Photo Illustration by Luis G. Rendon/The Daily Beast/Reuters/Courtesy of the Boothbay Region Historical Society/National Park Service
During his 1604 voyage to the Gulf of Maine, Samuel de Champlain sailed north along the coastline. Leaving the principal expedition to explore the Maine coast in a smaller boat, Champlain cruised past the many islands, coves, and reefs. While the land he saw from the water was forested with pine and firs, he was impressed by the towering cliffs with summits void of trees. He named it L’Île des Monts Déserts: Island of barren mountains. Three hundred years later, Mount Desert Island was firmly established. For decades it had been the summer home for visitors from cities like Boston and New York, called “rusticators” by the locals. The town of Bar Harbor was overrun with mansions filled with Vanderbilts, Fords, Carnegies, Astors, and Morgans. Opulent parties thrown in parlors and aboard yachts commanded their social calendars.
Among the wealthy summer residents were Ernesto Fabbri and his brother, Alessandro, both born and raised in Manhattan with moneyed family connections in Italy. Ernesto, who was described as a linguist and world traveler, had married Edith Shepard, the great-granddaughter of Cornelius Vanderbilt. As 1900 brought the country into a new century the couple was busy building Buonriposo, a cottage in Bar Harbor that could claim status as an Italian villa. This was on Eden Street, five miles north of the towering rock promontory named Otter Cliffs that jutted out over the Atlantic Ocean and had once inspired Champlain.

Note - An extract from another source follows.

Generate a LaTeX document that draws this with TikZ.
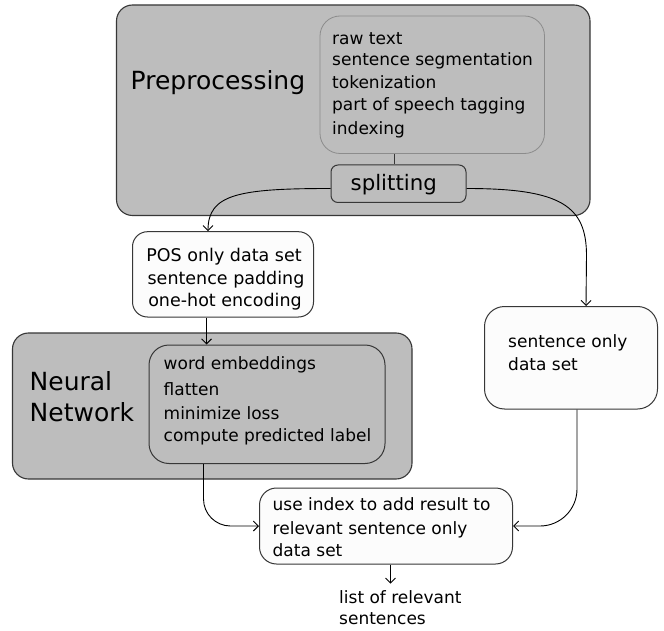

The unmarried Alessandro spent his summers at Buonriposo with his brother and Edith. More scientist than playboy, his passion was wireless telegraphy, the transmission of telegraph signals using radio waves. And there was no better place for radio transmission than at Otter Cliffs. When Great Britain declared war on Germany on August 4, 1914, gossip soon made its way into Maine newspapers that German spies were afoot in the state. With those invisible radio waves in the skies over Bar Harbor, suspicion fell on the Fabbri brothers, with that foreign-sounding name, despite their attempts to quell what they saw as a ridiculous accusation.